### EXERCISE AIM
Extract, in full, the lines below, beginning at the first and ending with the line that contains "import pandas as pd". Pictures do not belong in the copy.

-------

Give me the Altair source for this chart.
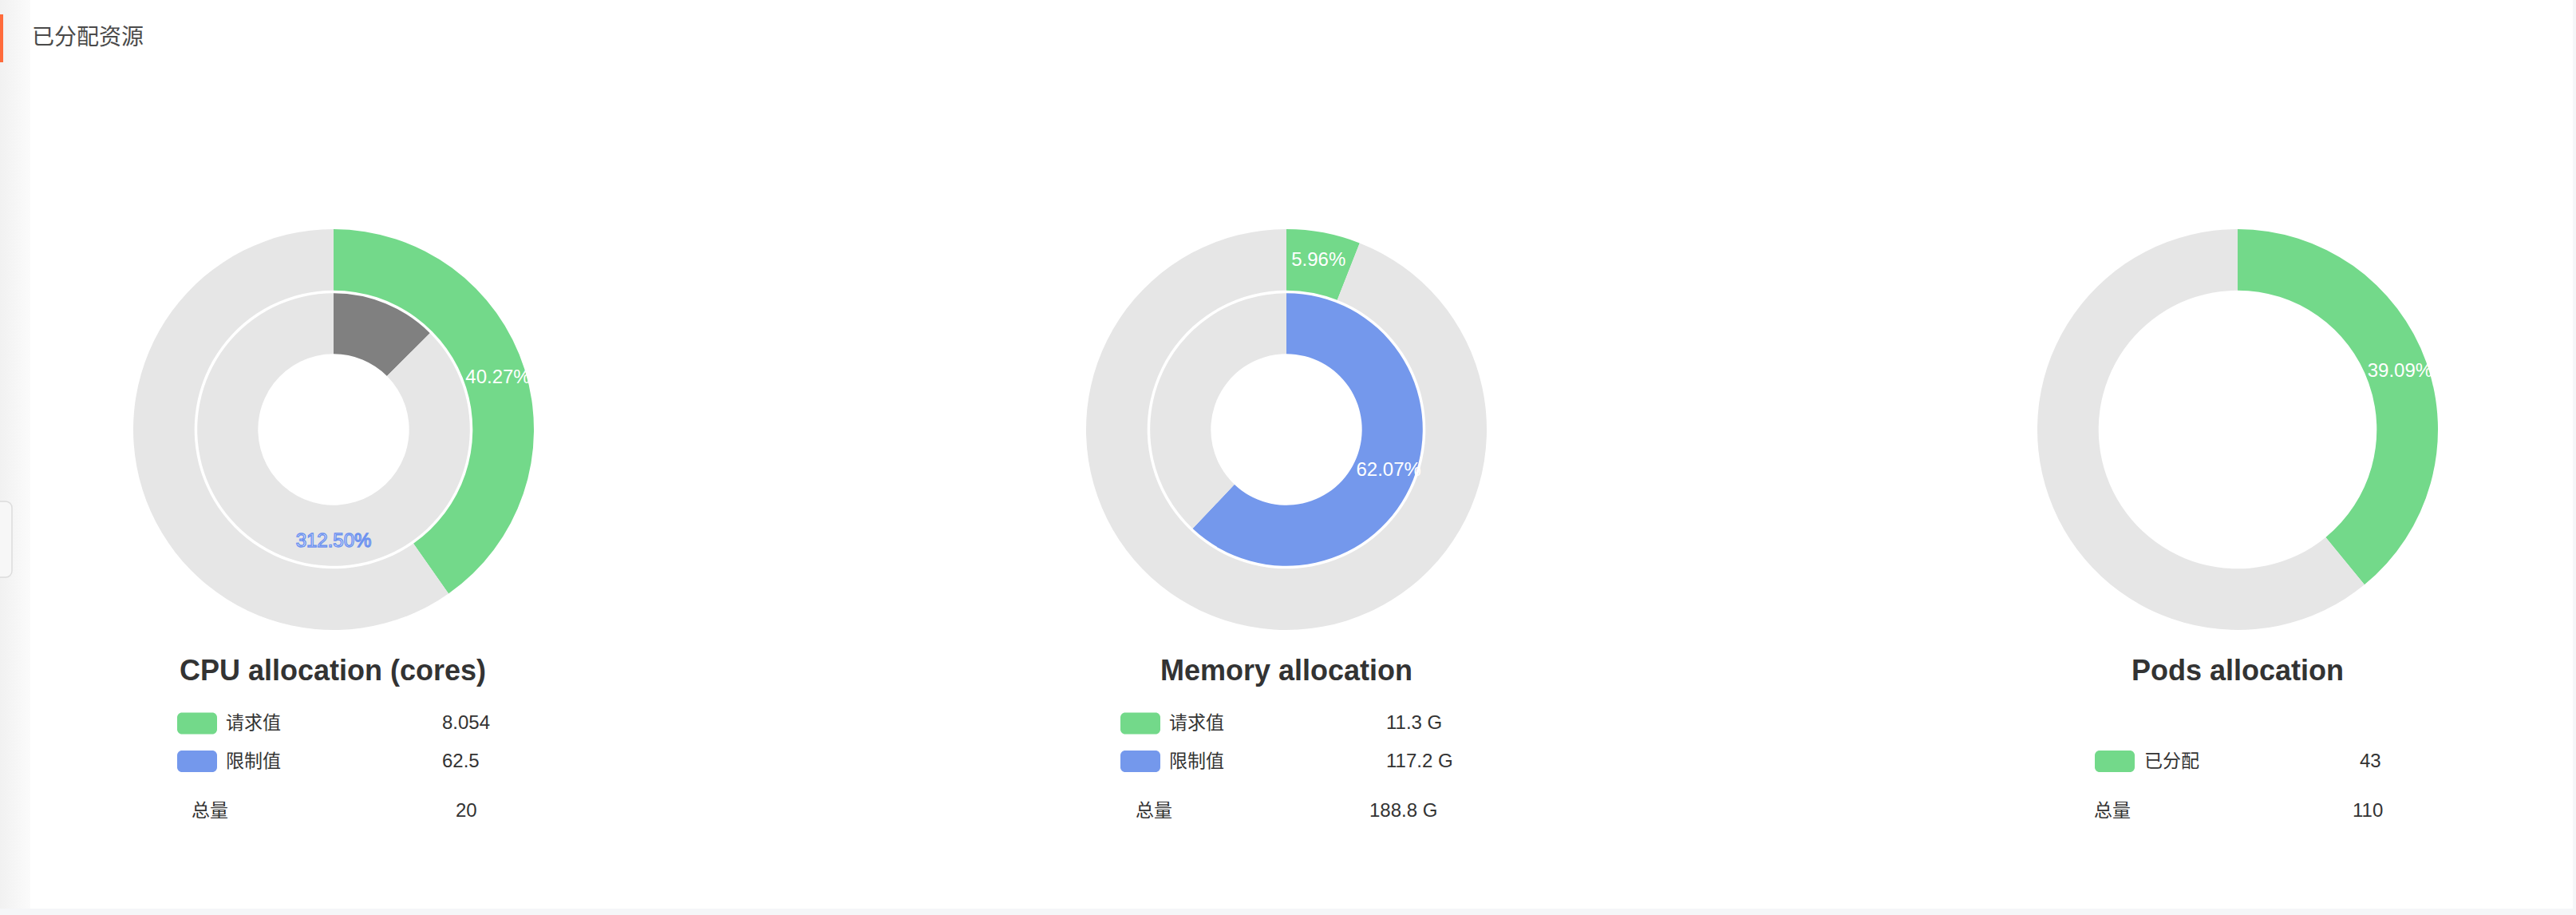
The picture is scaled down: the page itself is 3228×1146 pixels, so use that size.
import math
import altair as alt
import pandas as pd

# ---------------- data ----------------
HEADER = "已分配资源"
PANEL_TITLES = ["CPU allocation (cores)", "Memory allocation", "Pods allocation"]
SERIES_NAMES = [["请求值", "限制值"], ["请求值", "限制值"], ["已分配"]]
SERIES_VALUES = [[8.054, 62.5], [11.252, 117.19], [43]]
TOTAL_LABEL = "总量"
TOTALS = [20, 188.8, 110]
VALUE_FORMATS = ["{:g}", "{:.1f} G", "{:g}"]

# ---------------- style / layout ----------------
GREEN = "#73d98a"
BLUE = "#7498ec"
TRACK = "#e6e6e6"
OVERFLOW = "#808080"
SERIES_COLORS = [GREEN, BLUE]
LATIN = "Liberation Sans, Arial, Noto Sans CJK SC"
CJK = "Noto Sans CJK SC, Liberation Sans"

W, H = 3228, 1146
CENTERS_X = [418, 1612, 2804]
CY = 538
RINGS = [(251, 174.3, 216), (170.8, 94.7, 138)]  # outer radius, inner radius, label radius
ROW_Y = [906, 953.5]
TOTAL_Y = 1016
TITLE_Y = 852
TITLE_CX = [417, 1612, 2804]
LAYOUT = [
    dict(swatch=222, label=283, value=[554, 554], tl=240, tv=571, rows=[0, 1]),
    dict(swatch=1404, label=1465, value=[1737, 1737], tl=1423, tv=1716, rows=[0, 1]),
    dict(swatch=2625, label=2687, value=[2957], tl=2624, tv=2948, rows=[1]),
]

PX = lambda f: alt.X(f"{f}:Q", scale=None)
PY = lambda f: alt.Y(f"{f}:Q", scale=None)

layers = []

# ---------- page background pieces ----------
bg = pd.DataFrame([
    dict(x=3224, x2=W, y=0, y2=H, color="#f5f6f8"),
    dict(x=0, x2=W, y=1138, y2=H, color="#f5f6f8"),
])
layers.append(alt.Chart(bg).mark_rect().encode(
    x=PX("x"), x2="x2", y=PY("y"), y2="y2", color=alt.Color("color:N", scale=None)))

grad = alt.Gradient(gradient="linear", x1=0, x2=1, y1=0, y2=0,
                    stops=[alt.GradientStop(color="#f1f1f1", offset=0),
                           alt.GradientStop(color="#fbfbfb", offset=1)])
layers.append(alt.Chart(pd.DataFrame([dict(x=0, x2=38, y=0, y2=1138)])).mark_rect(color=grad).encode(
    x=PX("x"), x2="x2", y=PY("y"), y2="y2"))

layers.append(alt.Chart(pd.DataFrame([dict(x=-20, x2=15, y=628, y2=723)])).mark_rect(
    fill="#f7f7f7", stroke="#dcdcdc", strokeWidth=1.5, cornerRadius=8).encode(
    x=PX("x"), x2="x2", y=PY("y"), y2="y2"))

layers.append(alt.Chart(pd.DataFrame([dict(x=0, x2=4, y=18, y2=78)])).mark_rect(color="#ff6b3b").encode(
    x=PX("x"), x2="x2", y=PY("y"), y2="y2"))

layers.append(alt.Chart(pd.DataFrame([dict(x=40, y=48, t=HEADER)])).mark_text(
    align="left", baseline="middle", font=CJK, fontSize=28, color="#4a4a4a").encode(
    x=PX("x"), y=PY("y"), text="t:N"))

# ---------- donuts ----------
ring_layers = []
for p, (vals, total) in enumerate(zip(SERIES_VALUES, TOTALS)):
    cx = CENTERS_X[p]
    for s, v in enumerate(vals):
        r_out, r_in, r_lab = RINGS[s]
        frac = v / total
        over = frac > 1
        used = frac % 1 if over else frac
        label = f"{frac * 100:.2f}%"
        df = pd.DataFrame([
            dict(idx=0, value=used, color=OVERFLOW if over else SERIES_COLORS[s],
                 label="" if over else label),
            dict(idx=1, value=1 - used, color=TRACK, label=""),
        ])
        base = alt.Chart(df).encode(
            theta=alt.Theta("value:Q", stack=True),
            order=alt.Order("idx:Q"),
            x=alt.value(cx), y=alt.value(CY))
        arc = base.mark_arc(radius=r_out, radius2=r_in).encode(
            color=alt.Color("color:N", scale=None))
        txt = base.mark_text(radius=r_lab, font=LATIN, fontSize=24, color="white").encode(
            text="label:N")
        ring_layers.append(alt.layer(arc, txt))
        if over:
            ring_layers.append(alt.Chart(pd.DataFrame([dict(t=label)])).mark_text(
                theta=math.pi, radius=140, font=LATIN, fontSize=24,
                fill="#ffffff", stroke="#6e93ef", strokeWidth=1.4).encode(
                x=alt.value(cx), y=alt.value(CY), text="t:N"))

# ---------- titles ----------
titles = pd.DataFrame([dict(x=TITLE_CX[p], y=TITLE_Y, t=PANEL_TITLES[p]) for p in range(3)])
layers.append(alt.Chart(titles).mark_text(
    align="center", baseline="alphabetic", font=LATIN, fontSize=36, fontWeight="bold",
    color="#333333").encode(x=PX("x"), y=PY("y"), text="t:N"))

# ---------- legends ----------
sw, labs, vals_t = [], [], []
for p in range(3):
    lay = LAYOUT[p]
    fmt = VALUE_FORMATS[p]
    for s, name in enumerate(SERIES_NAMES[p]):
        ry = ROW_Y[lay["rows"][s]]
        sw.append(dict(x=lay["swatch"], x2=lay["swatch"] + 50,
                       y=ry - 13.5, y2=ry + 13.5, color=SERIES_COLORS[s]))
        labs.append(dict(x=lay["label"], y=ry, t=name))
        vals_t.append(dict(x=lay["value"][s], y=ry, t=fmt.format(SERIES_VALUES[p][s])))
    labs.append(dict(x=lay["tl"], y=TOTAL_Y, t=TOTAL_LABEL))
    vals_t.append(dict(x=lay["tv"], y=TOTAL_Y, t=fmt.format(TOTALS[p])))

layers.append(alt.Chart(pd.DataFrame(sw)).mark_rect(cornerRadius=6).encode(
    x=PX("x"), x2="x2", y=PY("y"), y2="y2", color=alt.Color("color:N", scale=None)))
layers.append(alt.Chart(pd.DataFrame(labs)).mark_text(
    align="left", baseline="middle", font=CJK, fontSize=23, color="#333333").encode(
    x=PX("x"), y=PY("y"), text="t:N"))
layers.append(alt.Chart(pd.DataFrame(vals_t)).mark_text(
    align="left", baseline="middle", font=LATIN, fontSize=24, color="#333333").encode(
    x=PX("x"), y=PY("y"), text="t:N"))

chart = alt.layer(*layers, *ring_layers).resolve_scale(theta="independent").properties(
    width=W, height=H, padding=0, autosize="none", background="white"
).configure_view(stroke=None)

chart.save("out.html", embed_options={"renderer": "svg", "actions": False})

-------

### RESPONSE
Give me the Altair source for this chart.
The picture is scaled down: the page itself is 3228×1146 pixels, so use that size.
import math
import altair as alt
import pandas as pd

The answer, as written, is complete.